Там и появилась «Смерть пионерки» (1932), написанная под впечатлением смерти дочери хозяев квартиры, которую в Кунцеве снимал поэт. Впрочем, эту поэму отдавала в набор Лидия Густавовна. Эдуард уже из-за своей застарелой астмы почти не мог двигаться. Эти стихи очень понравились главному читателю СССР — товарищу Сталину, и их стали декламировать школьники от Мурманска и до Владивостока.
Бескомпромиссность разрыва с прошлым — с религией, с миром родителей — вот что нужно было внушить поколению сверстников Павлика Морозова. И умиравшая от скарлатины девочка не ведётся на просьбы несчастной матери:
Не противься ж, Валенька!
Он тебя не съест,
Золоченый, маленький,
Твой крестильный крест.
Но какой может быть крест, какая скучная мама, когда вокруг такая страна, такие события:
Нас водила молодость
В сабельный поход,
Нас бросала молодость
На кронштадтский лед.
Боевые лошади
Уносили нас,
На широкой площади
Убивали нас.
Но в крови горячечной
Подымались мы,
Но глаза незрячие
Открывали мы.
Возникай содружество
Ворона с бойцом —
Укрепляйся, мужество,
Сталью и свинцом.
И умирающий ребёнок не берёт крест, отказывается от христианской кончины, глядя «В мир, открытый настежь бешенству ветров». Конечно же традиционного прощания с усопшим не было и после того, как 16 февраля 1934 года скончался и сам Эдуард Багрицкий. В последний путь его провожал не раввин, а целый эскадрон красной кавалерии.

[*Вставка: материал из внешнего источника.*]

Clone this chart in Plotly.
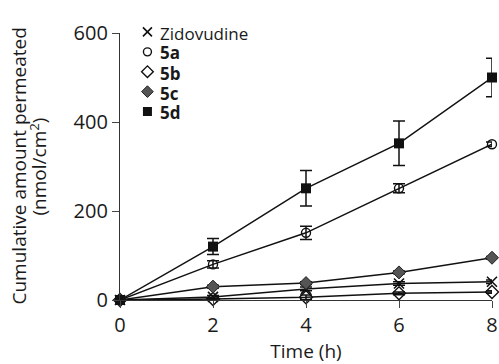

Не дожил Багрицкий ни до съезда советских писателей, ни до ареста жены, проведшей в ГУЛАГе девятнадцать лет и прожившей до 1969 года. Зато его мама, Ита Абрамовна, умершая в 1939 году, успела увидеть всё.
Вернее, почти всё. Того, что Савенко-родители в честь Багрицкого назовут сына, ставшего впоследствии литератором Лимоновым, не мог предположить никто.
P.S. На первом участке Новодевичьего кладбища стоит ограда, в которой выделяется памятник на могиле Эдуарда Багрицкого. Рядом кенотаф погибшему под Ленинградом в 1942 году его сыну Всеволоду (поставлен матерью, тётками и невестой Севы — впоследствии знаменитой Еленой Боннэр). Там же похоронили Юрия Олешу и всех трёх сестёр Суок.